Given the behavior, it's probably one of the PSU or mobo, the problem is just which. I lack a competent tech or the parts to hot-swap with. The problem with replacing the mobo is that it then causes the replacement of the CPU and RAM, as the sockets for both have since changed. (Unless I find an older mobo, but it's 11 y/o, so probably not.) What with the chip shortage, it's going to be fun to find parts. I'll probably jump to AMD, too.)

The mobo (an ASRock) is not a high quality board for what it should have been, and in addition to the power cycling problem had other flaws since day 1. The PSU impacts the case fans. Newegg regened on the GPU so it never got that. And now it doesn't turn on. I will probably salvage the HDD in it (its on its second), and … I don't really know what else I can take. The DVD drive, I suppose.

[+] Termitiono|3 years ago|reply
I update my system when needed but I always have reasonable good hardware.

SSD/nvm are same defaults for me.

Memory I currently have 48gb in my desktop for running a VM properly.

My last CPU upgrade was necessary when I got a new camera and the raw files grinded Lightroom to a snail.

My keyboards are either full metal base with real cherry MX keys or a expensive ergonomic keyboard also with cherry MX keys.
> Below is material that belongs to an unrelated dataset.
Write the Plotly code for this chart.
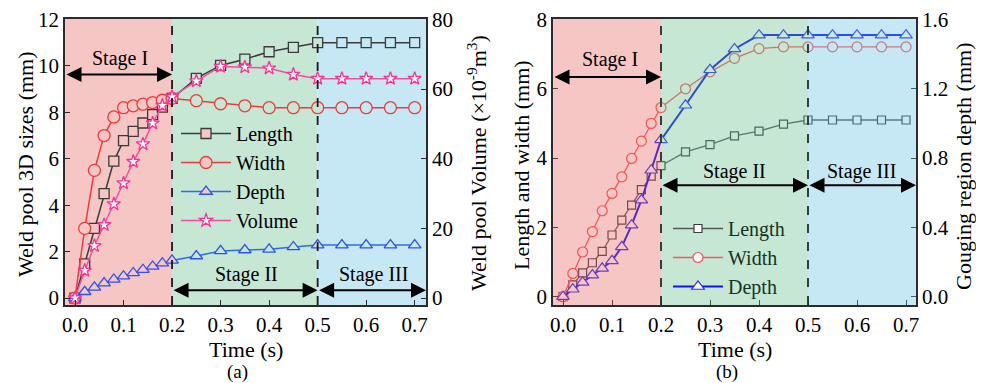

I sit too long on my device every day to cheap out.

My displays always are at least IPS panels but my current display is already 6 years old. Still IPS with 27" and 1440 resolution.

I think it's good that you can work with your setup and your situation is a little bit harder I guess but make sure that you don't need to wait unreasonably long for your PC doing it's tasks.

And never use a HDD as your main hard disk!

[+] lasfter|3 years ago|reply
Awesome! My main laptop is still a 2011 Thinkpad X201. It's a beast, been all over the world and dropped countless times but it still works perfectly fine.

It's missing a couple function keys (which I never use) and I finally replaced its battery this year after growing annoyed of having only 30 minutes to an hour of battery life.

I love my little Thinkpad. Keeping up with shiny tech can be fun, but there's also pleasure in using and maintaining your timeworn tools.